I have a lot of thoughts on this topic.
For one, you have to remember what each and every one of Falco's moves do. They are all good moves with the sole possible exception of fair, which is difficult to incorporate into one's game in a uniform and maximally efficient manner.
Down tilt has lots of vertical kill power. It can kill fox at high percents, and floaties at still lower percents. Down smash is a good punish on Fox and Wolf's up special moves when they fail to sweetspot the ledge when recovery from below or sometimes directly horizontally. Up smash can juggle semi-fastfallers and fast-fallers, hit through platforms as high as Pokemon Stadium 2's, and has a sourspot hit box that sends the opponent behind Falco. I could go on, but the point is that Falco has tremendous kill potential but his options are ignored and looked down upon because they aren't granted through free followups, so you see an overreliance on dair and bair and Reflector that detriments players who find themselves in situations where those ol' reliable moves fail to clean up stocks. The meta for Falco is never going to advance if players adopt the mentality that Falco has bad or unviable moves.
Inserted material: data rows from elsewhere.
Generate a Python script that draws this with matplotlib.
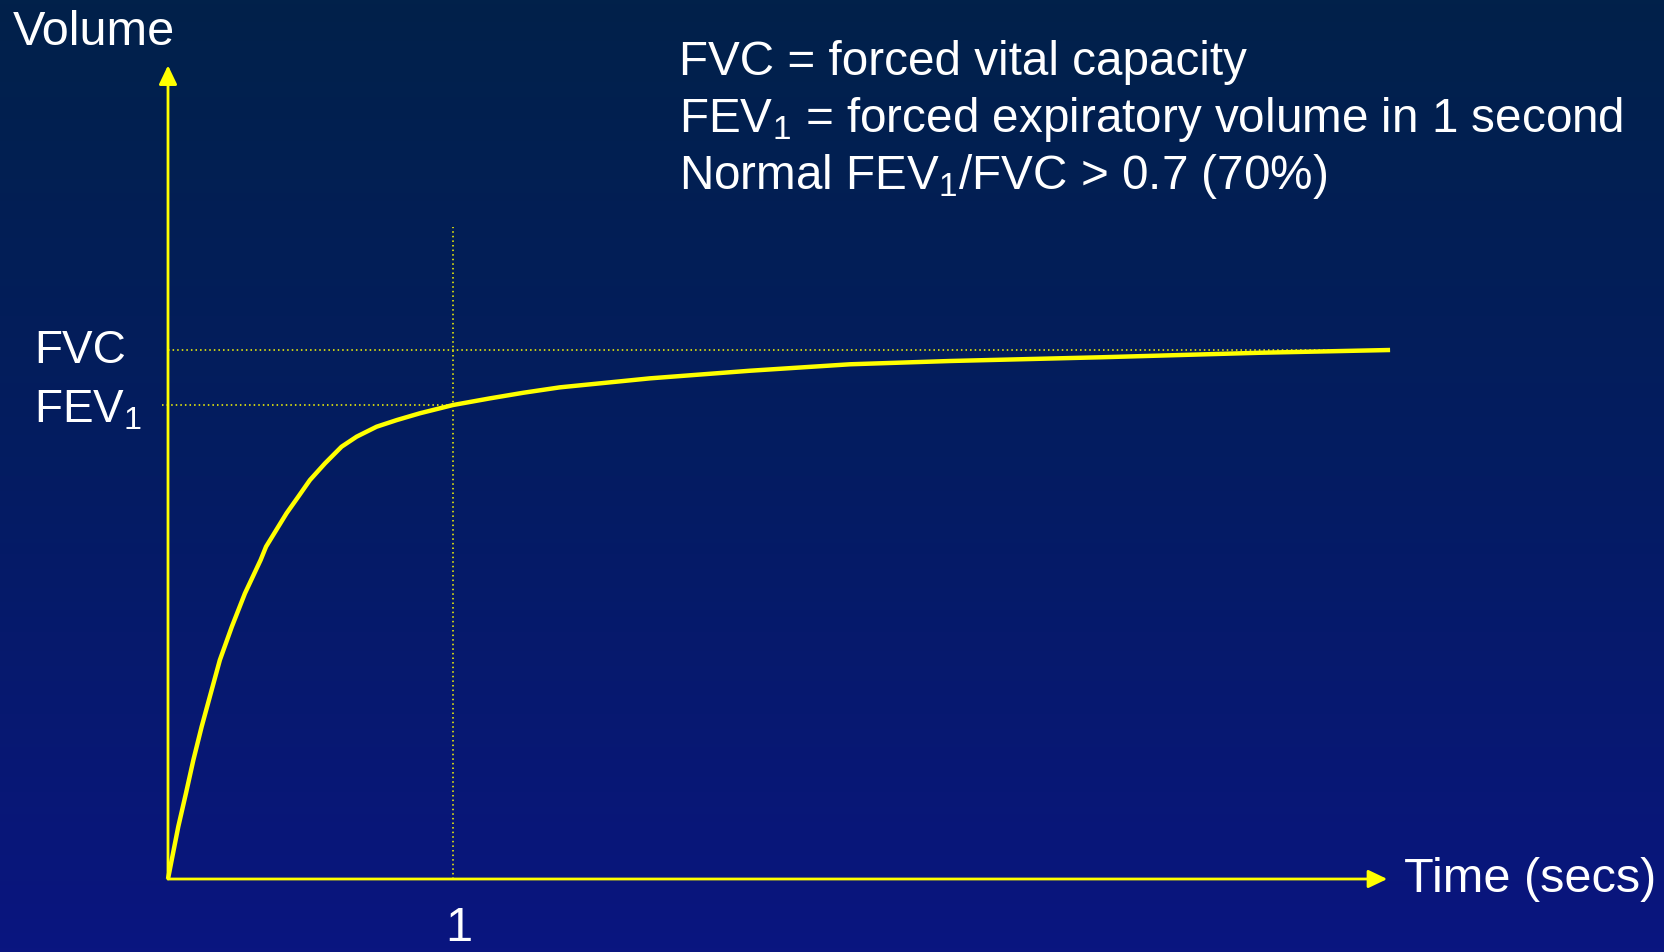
import matplotlib.pyplot as plt
import numpy as np
from matplotlib.colors import LinearSegmentedColormap

# spirometry curve: time in secs, volume in litres
time_s = [0.0, 0.013, 0.036, 0.063, 0.089, 0.118, 0.150, 0.182, 0.224, 0.270,
          0.325, 0.344, 0.416, 0.457, 0.498, 0.551, 0.609, 0.662, 0.732, 0.803,
          0.884, 1.0, 1.130, 1.247, 1.375, 1.691, 2.042, 2.393, 2.744, 3.270,
          3.832, 4.288]
volume_l = [0.0, 0.180, 0.494, 0.810, 1.125, 1.439, 1.755, 2.070, 2.385, 2.700,
            3.015, 3.141, 3.457, 3.613, 3.771, 3.929, 4.086, 4.181, 4.275, 4.338,
            4.402, 4.480, 4.543, 4.596, 4.647, 4.732, 4.804, 4.865, 4.896, 4.931,
            4.974, 5.0]
x_ticks = [1]
x_tick_labels = ["1"]
notes = ["FVC = forced vital capacity",
         r"FEV$\mathregular{_1}$ = forced expiratory volume in 1 second",
         r"Normal FEV$\mathregular{_1}$/FVC > 0.7 (70%)"]

plt.rcParams['font.family'] = ['Liberation Sans', 'DejaVu Sans']

W, H = 1665, 952
x0, y0 = 168, 879            # pixel position of the origin
sx, sy = 285, 529 / 5.0      # pixels per second / per litre

fig = plt.figure(figsize=(W / 100, H / 100), dpi=100)
ax = fig.add_axes([0, 0, 1, 1])
xlim = (-x0 / sx, (W - x0) / sx)
ylim = (-(H - y0) / sy, y0 / sy)

# background gradient, dark navy at top to blue at bottom
cmap = LinearSegmentedColormap.from_list("bg", ["#0a1580", "#041c62", "#01214a"])
grad = np.linspace(0, 1, 256).reshape(-1, 1)
ax.imshow(grad, extent=(xlim[0], xlim[1], ylim[0], ylim[1]), origin="lower",
          aspect="auto", cmap=cmap, zorder=0)
ax.set_xlim(*xlim)
ax.set_ylim(*ylim)
ax.axis("off")

yellow = "#ffff00"
fvc = volume_l[-1]
fev1 = volume_l[time_s.index(1.0)]
t_end = time_s[-1]

# dotted guide lines
dot = (0, (1, 2))
ax.plot([0, t_end], [fvc, fvc], color=yellow, lw=1.1, ls=dot, zorder=2)
ax.plot([-0.02, 1], [fev1, fev1], color=yellow, lw=1.1, ls=dot, zorder=2)
ax.plot([1, 1], [0, 6.16], color=yellow, lw=1.1, ls=dot, zorder=2)

# axes with arrow heads
arrow = dict(arrowstyle="-|>,head_length=1.15,head_width=0.55", lw=2,
             color=yellow, shrinkA=0, shrinkB=0, mutation_scale=10)
ax.annotate("", xy=(0, 7.69), xytext=(0, 0), arrowprops=arrow, zorder=3)
ax.annotate("", xy=(t_end - 0.01, 0), xytext=(0, 0), arrowprops=arrow, zorder=3)

# the curve
ax.plot(time_s, volume_l, color=yellow, lw=3.2, zorder=4,
        solid_joinstyle="round", solid_capstyle="butt")

def ftext(x, y, s, size, **kw):
    fig.text(x / W, 1 - y / H, s, fontsize=size, color="white", va="baseline", **kw)

ftext(13, 45, "Volume", 35)
ftext(1404, 892, "Time (secs)", 35)
ftext(34, 363, "FVC", 33)
ftext(34, 422, r"FEV$\mathregular{_1}$", 33)
for t, lab in zip(x_ticks, x_tick_labels):
    ax.text(t + 0.02, (y0 - 941) / sy, lab, fontsize=35, color="white",
            ha="center", va="baseline")
for i, line in enumerate(notes):
    ftext(679, 75 + 57 * i, line, 34.3)

fig.savefig("out.png", dpi=100)
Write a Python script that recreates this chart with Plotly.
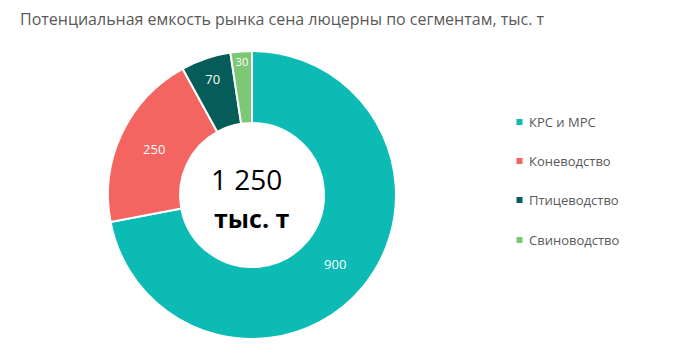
import plotly.graph_objects as go

title = "Потенциальная емкость рынка сена люцерны по сегментам, тыс. т"
categories = ["КРС и МРС", "Коневодство", "Птицеводство", "Свиноводство"]
values = [900, 250, 70, 30]
colors = ["#0BBBB4", "#F46461", "#055C58", "#7DC875"]
total_label = "1 250"
unit_label = "тыс. т"

W, H = 673, 363
OFF = 8  # page body margin offset


def px(x):
    return (x - OFF) / W


def py(y):
    return 1 - (y - OFF) / H


cx, cy, r = 252, 195, 144

fig = go.Figure()
fig.add_trace(go.Pie(
    labels=categories, values=values, sort=False, direction="clockwise",
    rotation=0, hole=0.5,
    marker=dict(colors=colors, line=dict(color="white", width=2)),
    textinfo="value", textposition="inside", insidetextorientation="horizontal",
    textfont=dict(color="white", size=13, family="Open Sans"),
    showlegend=False,
    domain=dict(x=[px(cx - r), px(cx + r)], y=[py(cy + r), py(cy - r)]),
))

fig.add_annotation(text=total_label, x=px(cx - 6), y=py(179), xref="paper", yref="paper",
                   showarrow=False, font=dict(size=28, color="black", family="Open Sans"))
fig.add_annotation(text="<b>" + unit_label + "</b>", x=px(cx + 0), y=py(218), xref="paper", yref="paper",
                   showarrow=False, font=dict(size=25, color="black", family="Open Sans"))

# legend
leg_y = [122, 161, 200, 240]
for c, col, yy in zip(categories, colors, leg_y):
    fig.add_shape(type="rect", xref="paper", yref="paper",
                  x0=px(516.5), x1=px(522.5), y0=py(yy + 3), y1=py(yy - 3),
                  fillcolor=col, line=dict(width=0))
    fig.add_annotation(text=c, x=px(527), y=py(yy), xref="paper", yref="paper",
                       xanchor="left", yanchor="middle", showarrow=False,
                       font=dict(size=13, color="#595959", family="Open Sans"))

fig.update_layout(
    width=W, height=H,
    margin=dict(l=0, r=0, t=0, b=0),
    paper_bgcolor="white", plot_bgcolor="white",
    showlegend=False,
    title=dict(text=title, x=px(20), xanchor="left", y=py(19), yanchor="middle",
               font=dict(size=16, color="#595959", family="Open Sans")),
)
fig.write_html("out.html")
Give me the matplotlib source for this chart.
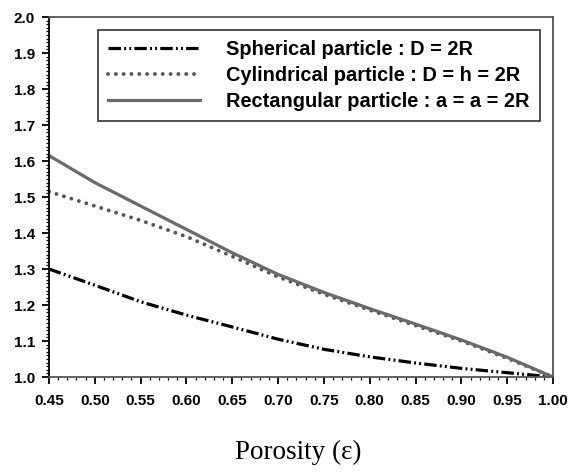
#!/usr/bin/env python3

import matplotlib
matplotlib.use("Agg")
import matplotlib.pyplot as plt
from matplotlib.ticker import MultipleLocator

# porosity values
porosity = [0.45, 0.50, 0.55, 0.60, 0.65, 0.70, 0.75, 0.80, 0.85, 0.90, 0.95, 1.00]
spherical = [1.300, 1.255, 1.209, 1.172, 1.139, 1.105, 1.077, 1.056, 1.039, 1.024, 1.012, 1.000]
cylindrical = [1.515, 1.475, 1.435, 1.390, 1.335, 1.278, 1.230, 1.186, 1.143, 1.100, 1.052, 1.000]
rectangular = [1.615, 1.540, 1.475, 1.410, 1.345, 1.285, 1.235, 1.190, 1.147, 1.103, 1.055, 1.000]

labels = ["Spherical particle : D = 2R",
          "Cylindrical particle : D = h = 2R",
          "Rectangular particle : a = a = 2R"]

plt.rcParams['font.family'] = ['Liberation Sans', 'DejaVu Sans']

fig = plt.figure(figsize=(5.69, 4.75), dpi=100)
ax = fig.add_axes([0.0861, 0.2063, 0.8858, 0.7579])

# draw the three curves
ax.plot(porosity, spherical, color='black', lw=2.3,
        dashes=(3.9, 1.0, 0.6, 1.0, 0.6, 1.0), label=labels[0])
ax.plot(porosity, cylindrical, color='#555555', lw=2.8,
        linestyle=(0, (0.01, 2.0)), dash_capstyle='round', label=labels[1])
ax.plot(porosity, rectangular, color='#6a6a6a', lw=2.3, label=labels[2])

ax.set_xlim(0.45, 1.00)
ax.set_ylim(1.0, 2.0)
ax.xaxis.set_major_locator(MultipleLocator(0.05))
ax.xaxis.set_minor_locator(MultipleLocator(0.01))
ax.yaxis.set_major_locator(MultipleLocator(0.1))
ax.yaxis.set_minor_locator(MultipleLocator(0.01))
ax.xaxis.set_major_formatter(plt.FormatStrFormatter('%.2f'))
ax.yaxis.set_major_formatter(plt.FormatStrFormatter('%.1f'))

ax.tick_params(which='major', direction='out', length=5, width=1.3,
               labelsize=11, top=False, right=False)
ax.tick_params(axis='x', which='major', pad=7.5)
ax.tick_params(axis='y', which='major', pad=5)
ax.tick_params(which='minor', direction='out', length=2.5, width=0.9,
               top=False, right=False)
for lab in ax.get_xticklabels() + ax.get_yticklabels():
    lab.set_fontweight('bold')

ax.spines['left'].set_color('black')
ax.spines['left'].set_linewidth(1.3)
for s in ['bottom', 'top', 'right']:
    ax.spines[s].set_color('#555555')
    ax.spines[s].set_linewidth(1.3)

leg = ax.legend(loc='upper right', bbox_to_anchor=(0.974, 0.964),
                borderaxespad=0,
                prop={'weight': 'bold', 'size': 14.4}, handlelength=4.6,
                fancybox=False, edgecolor='#333333', framealpha=1,
                borderpad=0.5, labelspacing=0.36, handletextpad=1.3)
leg.get_frame().set_linewidth(1.2)

fig.text(298 / 569, 1 - 459 / 475, "Porosity (ε)", ha='center', va='baseline',
         fontsize=19.5, family=['Liberation Serif', 'DejaVu Serif'])

fig.savefig("out.png", dpi=100)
I think all Falco players should copycat GVS | Silver's movement. It is indisputably the best Falco movement we can see today, perhaps even that has ever been seen. My theory is that Falco is a balance between Wolf and Fox, a jack almost of both of their trades in neutral; trying to see how much you can play neutral like Fox and like Wolf would, with the dizzying movement and overwhelming laser pressure, will make Falco a much more impressive character in his own right.
Now this is pure speculation on my part that I'm trying to experiment with, but I think Phantasm has hidden potential. We already know how deadly it is against a flubbed edgeguard. But we also don't seem to take advantage of its ability to grab ledge when used on-stage, or further still, what it can do on-stage. Phantasm is basically a teleport with a little bit of end lag and a hitbox along its path. Unlike Fox's Illusion, you cannot really react to its startup, and getting hit by it puts the opponent in a worse position than Illusion would. You can mix up your dashdancing and laser pressure in neutral with a Phantasm when your opponent is off-guard. You can Phantasm when they are right by ledge to grab ledge and set yourself up for a punish from ledge. You can cover a good amount of distance in a short time using Phantasm. Like I said, this move is cool and just may be useful, but it's unproven and evidently thought to be an unviable or inefficient option.
Falco can be compared to Fox and Wolf. Unlike Fox, he can't upsmash out of nowhere and kill floaties easily, nor is his recovery as extensive. However, he has more kill options than Fox and his recovery is more dangerous to the opponent when an edgeguard is flubbed. Unlike Wolf, he cannot get a very long punish chain going that can always end in as powerful an option like Wolf Flash, but unlike Wolf, Falco doesn't need that long punish game in order to kill; his edgeguarding ability thanks to his fast lasers, feet down smash, and spiking, quick dair outclasses Wolf's in my opinion, but I've yet to see a player take full advantage of Falco's potential in this area.
And that's so far been the story of Falco—lots of untapped potential.